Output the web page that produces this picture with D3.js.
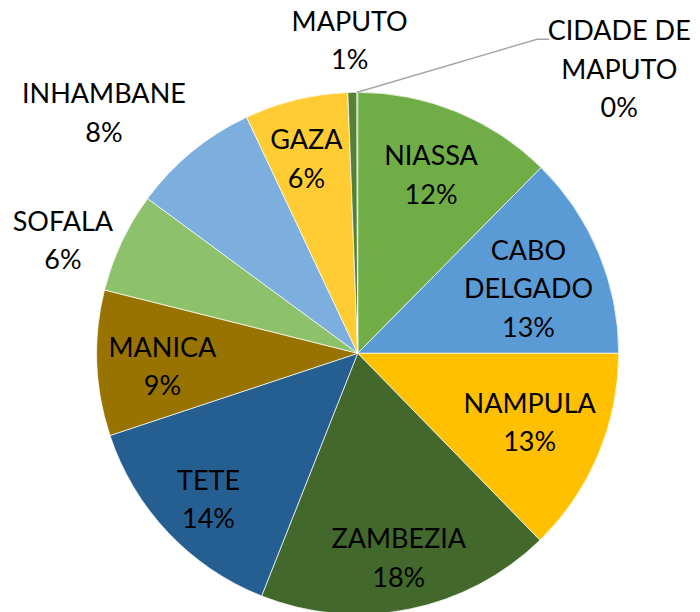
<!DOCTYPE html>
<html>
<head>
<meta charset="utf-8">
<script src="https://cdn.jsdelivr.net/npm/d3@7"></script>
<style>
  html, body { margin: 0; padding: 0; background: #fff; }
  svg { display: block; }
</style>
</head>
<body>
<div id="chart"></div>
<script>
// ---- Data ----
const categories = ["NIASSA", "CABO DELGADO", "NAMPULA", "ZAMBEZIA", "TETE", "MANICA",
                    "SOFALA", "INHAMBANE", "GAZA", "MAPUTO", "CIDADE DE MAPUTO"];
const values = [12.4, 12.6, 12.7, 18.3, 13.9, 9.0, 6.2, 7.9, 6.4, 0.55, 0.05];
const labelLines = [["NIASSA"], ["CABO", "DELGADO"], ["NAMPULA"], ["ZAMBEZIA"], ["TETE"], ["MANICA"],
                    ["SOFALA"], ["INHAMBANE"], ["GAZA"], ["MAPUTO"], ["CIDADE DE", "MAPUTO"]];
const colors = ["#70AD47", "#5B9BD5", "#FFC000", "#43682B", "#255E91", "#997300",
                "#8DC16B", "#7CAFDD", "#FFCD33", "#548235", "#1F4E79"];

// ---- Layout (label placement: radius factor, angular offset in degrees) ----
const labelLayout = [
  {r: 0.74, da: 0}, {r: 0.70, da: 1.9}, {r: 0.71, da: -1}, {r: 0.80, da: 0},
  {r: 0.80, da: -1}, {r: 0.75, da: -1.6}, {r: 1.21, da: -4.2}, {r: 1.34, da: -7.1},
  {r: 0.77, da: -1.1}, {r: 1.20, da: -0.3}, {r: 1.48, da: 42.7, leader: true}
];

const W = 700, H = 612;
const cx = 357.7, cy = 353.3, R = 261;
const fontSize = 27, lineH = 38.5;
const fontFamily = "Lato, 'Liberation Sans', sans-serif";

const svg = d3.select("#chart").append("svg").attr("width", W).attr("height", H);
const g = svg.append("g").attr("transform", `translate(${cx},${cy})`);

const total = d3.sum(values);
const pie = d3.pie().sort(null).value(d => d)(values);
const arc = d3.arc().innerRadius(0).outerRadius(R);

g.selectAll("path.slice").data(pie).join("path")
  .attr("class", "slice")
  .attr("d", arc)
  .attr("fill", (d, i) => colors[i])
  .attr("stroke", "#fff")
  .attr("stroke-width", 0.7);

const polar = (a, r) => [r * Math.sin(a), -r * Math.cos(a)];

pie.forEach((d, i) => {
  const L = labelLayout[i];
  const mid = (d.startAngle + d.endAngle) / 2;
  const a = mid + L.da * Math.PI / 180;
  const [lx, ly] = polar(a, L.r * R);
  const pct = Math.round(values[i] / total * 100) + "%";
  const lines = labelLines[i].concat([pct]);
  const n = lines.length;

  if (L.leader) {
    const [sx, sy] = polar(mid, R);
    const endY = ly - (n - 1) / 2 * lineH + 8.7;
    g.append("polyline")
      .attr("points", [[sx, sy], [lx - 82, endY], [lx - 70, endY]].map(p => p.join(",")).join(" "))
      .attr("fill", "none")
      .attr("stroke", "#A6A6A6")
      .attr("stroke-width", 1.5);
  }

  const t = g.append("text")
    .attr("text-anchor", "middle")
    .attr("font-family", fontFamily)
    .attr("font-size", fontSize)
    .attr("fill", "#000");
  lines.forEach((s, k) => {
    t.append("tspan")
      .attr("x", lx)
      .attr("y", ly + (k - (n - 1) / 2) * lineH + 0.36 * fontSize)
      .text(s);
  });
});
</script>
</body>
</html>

·····

▶ Short exercise
Write out the listing above exactly as it stands, pictures excluded.

▶ Task result
Output the web page that produces this picture with D3.js.
<!DOCTYPE html>
<html>
<head>
<meta charset="utf-8">
<script src="https://cdn.jsdelivr.net/npm/d3@7"></script>
<style>
  html, body { margin: 0; padding: 0; background: #fff; }
  svg { display: block; }
</style>
</head>
<body>
<div id="chart"></div>
<script>
// ---- Data ----
const categories = ["NIASSA", "CABO DELGADO", "NAMPULA", "ZAMBEZIA", "TETE", "MANICA",
                    "SOFALA", "INHAMBANE", "GAZA", "MAPUTO", "CIDADE DE MAPUTO"];
const values = [12.4, 12.6, 12.7, 18.3, 13.9, 9.0, 6.2, 7.9, 6.4, 0.55, 0.05];
const labelLines = [["NIASSA"], ["CABO", "DELGADO"], ["NAMPULA"], ["ZAMBEZIA"], ["TETE"], ["MANICA"],
                    ["SOFALA"], ["INHAMBANE"], ["GAZA"], ["MAPUTO"], ["CIDADE DE", "MAPUTO"]];
const colors = ["#70AD47", "#5B9BD5", "#FFC000", "#43682B", "#255E91", "#997300",
                "#8DC16B", "#7CAFDD", "#FFCD33", "#548235", "#1F4E79"];

// ---- Layout (label placement: radius factor, angular offset in degrees) ----
const labelLayout = [
  {r: 0.74, da: 0}, {r: 0.70, da: 1.9}, {r: 0.71, da: -1}, {r: 0.80, da: 0},
  {r: 0.80, da: -1}, {r: 0.75, da: -1.6}, {r: 1.21, da: -4.2}, {r: 1.34, da: -7.1},
  {r: 0.77, da: -1.1}, {r: 1.20, da: -0.3}, {r: 1.48, da: 42.7, leader: true}
];

const W = 700, H = 612;
const cx = 357.7, cy = 353.3, R = 261;
const fontSize = 27, lineH = 38.5;
const fontFamily = "Lato, 'Liberation Sans', sans-serif";

const svg = d3.select("#chart").append("svg").attr("width", W).attr("height", H);
const g = svg.append("g").attr("transform", `translate(${cx},${cy})`);

const total = d3.sum(values);
const pie = d3.pie().sort(null).value(d => d)(values);
const arc = d3.arc().innerRadius(0).outerRadius(R);

g.selectAll("path.slice").data(pie).join("path")
  .attr("class", "slice")
  .attr("d", arc)
  .attr("fill", (d, i) => colors[i])
  .attr("stroke", "#fff")
  .attr("stroke-width", 0.7);

const polar = (a, r) => [r * Math.sin(a), -r * Math.cos(a)];

pie.forEach((d, i) => {
  const L = labelLayout[i];
  const mid = (d.startAngle + d.endAngle) / 2;
  const a = mid + L.da * Math.PI / 180;
  const [lx, ly] = polar(a, L.r * R);
  const pct = Math.round(values[i] / total * 100) + "%";
  const lines = labelLines[i].concat([pct]);
  const n = lines.length;

  if (L.leader) {
    const [sx, sy] = polar(mid, R);
    const endY = ly - (n - 1) / 2 * lineH + 8.7;
    g.append("polyline")
      .attr("points", [[sx, sy], [lx - 82, endY], [lx - 70, endY]].map(p => p.join(",")).join(" "))
      .attr("fill", "none")
      .attr("stroke", "#A6A6A6")
      .attr("stroke-width", 1.5);
  }

  const t = g.append("text")
    .attr("text-anchor", "middle")
    .attr("font-family", fontFamily)
    .attr("font-size", fontSize)
    .attr("fill", "#000");
  lines.forEach((s, k) => {
    t.append("tspan")
      .attr("x", lx)
      .attr("y", ly + (k - (n - 1) / 2) * lineH + 0.36 * fontSize)
      .text(s);
  });
});
</script>
</body>
</html>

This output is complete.